His paternal great-great-grandmother was Schönche Jeannette Rothschild (1771–1859), thus his paternal great-great-great-grandfather was Mayer Amschel Rothschild (1744–1812), the founder of the Rothschild banking dynasty. As a result, his paternal great-great-great-granduncles were Amschel Mayer Rothschild (1773–1855), Salomon Mayer von Rothschild (1774–1855), Nathan Mayer Rothschild (1777–1836), Carl Mayer von Rothschild (1788–1855), and James Mayer de Rothschild (1792–1868). His great-great-uncles, who owned plantations in Ceylon with his great-grandfather, were Maurice Benedict de Worms (1805–1867) and Gabriel Benedict de Worms (1802–1881). His paternal great-uncle was Henry de Worms, 1st Baron Pirbright (1840–1903).
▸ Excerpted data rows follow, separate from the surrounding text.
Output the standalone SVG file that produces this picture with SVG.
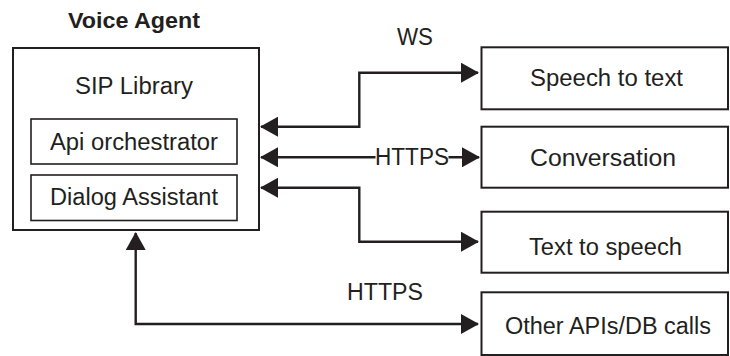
<svg xmlns="http://www.w3.org/2000/svg" width="730" height="356" viewBox="0 0 730 356">
  <style>
    .box { fill: #ffffff; stroke: #231f20; stroke-width: 2; }
    .inner { fill: #ffffff; stroke: #231f20; stroke-width: 1.6; }
    .label { font-family: "Liberation Sans", Arial, sans-serif; font-size: 23px; fill: #231f20; }
    .title { font-family: "Liberation Sans", Arial, sans-serif; font-size: 22px; font-weight: bold; fill: #231f20; }
    .wire { fill: none; stroke: #231f20; stroke-width: 2.4; marker-start: url(#head); marker-end: url(#head); }
  </style>
  <defs>
    <marker id="head" viewBox="0 0 18 20" markerWidth="18" markerHeight="20" markerUnits="userSpaceOnUse" refX="17" refY="10" orient="auto-start-reverse">
      <path d="M0,0 L18,10 L0,20 Z" fill="#231f20"/>
    </marker>
  </defs>

  <rect width="730" height="356" fill="#ffffff"/>

  <!-- connectors -->
  <g id="connectors">
    <path class="wire" d="M261,126.7 H359.3 V72.7 H478"/>
    <path class="wire" d="M261,157.3 H479"/>
    <path class="wire" d="M261,187.7 H359.3 V241.7 H478"/>
    <path class="wire" d="M135.7,233 V324 H478"/>
    <rect x="375.5" y="147" width="73" height="20" fill="#ffffff"/>
    <text class="label" x="375" y="165" textLength="74" lengthAdjust="spacingAndGlyphs">HTTPS</text>
    <text class="label" x="397" y="45" textLength="36" lengthAdjust="spacingAndGlyphs">WS</text>
    <text class="label" x="347" y="300" textLength="76" lengthAdjust="spacingAndGlyphs">HTTPS</text>
  </g>

  <!-- voice agent -->
  <g id="voice-agent">
    <text class="title" x="68" y="28" textLength="132" lengthAdjust="spacingAndGlyphs">Voice Agent</text>
    <rect class="box" x="13" y="48" width="246" height="182"/>
    <text class="label" x="75" y="94" textLength="118" lengthAdjust="spacingAndGlyphs">SIP Library</text>
  </g>
  <g id="api-orchestrator">
    <rect class="inner" x="31" y="119" width="206" height="45"/>
    <text class="label" x="50" y="150" textLength="168" lengthAdjust="spacingAndGlyphs">Api orchestrator</text>
  </g>
  <g id="dialog-assistant">
    <rect class="inner" x="31" y="175" width="206" height="45.5"/>
    <text class="label" x="50" y="205" textLength="168" lengthAdjust="spacingAndGlyphs">Dialog Assistant</text>
  </g>

  <!-- services -->
  <g id="speech-to-text">
    <rect class="box" x="481.5" y="47.3" width="246.5" height="62"/>
    <text class="label" x="530" y="86" textLength="153" lengthAdjust="spacingAndGlyphs">Speech to text</text>
  </g>
  <g id="conversation">
    <rect class="box" x="481.5" y="126.7" width="246.5" height="61"/>
    <text class="label" x="530" y="166" textLength="146" lengthAdjust="spacingAndGlyphs">Conversation</text>
  </g>
  <g id="text-to-speech">
    <rect class="box" x="481.5" y="211.7" width="246.5" height="61"/>
    <text class="label" x="529" y="255" textLength="153" lengthAdjust="spacingAndGlyphs">Text to speech</text>
  </g>
  <g id="other-apis">
    <rect class="box" x="481.5" y="292.3" width="246.5" height="62.7"/>
    <text class="label" x="505" y="334" textLength="206" lengthAdjust="spacingAndGlyphs">Other APIs/DB calls</text>
  </g>
</svg>
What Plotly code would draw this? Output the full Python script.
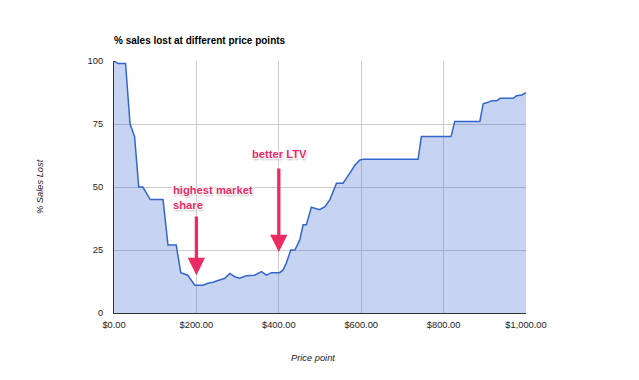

He was educated at Eton College and King's College, Cambridge.

===Career===

Most of de Worms working life was spent as a chemist in the Institute of the Royal Cancer Hospital and Porton Down Experimental Station, producing numerous papers on cancer. He became interested in ornithology but lepidoptera was his main interest and he published a large number of papers and notes, mainly in The Entomologist's Record and Journal of Variation. and the Entomologist's Gazette.

In 1962 he published The Macrolepidoptera of Wiltshire. He later published The Moths of London and Its Surroundings.

De Worms was an extensive traveller, collecting lepidoptera in Europe, North Africa, Australia, the West Indies and Canada. He was a Fellow of the Royal Entomological Society of London and a member of both the London Natural History Society and the British Entomological and Natural History Society.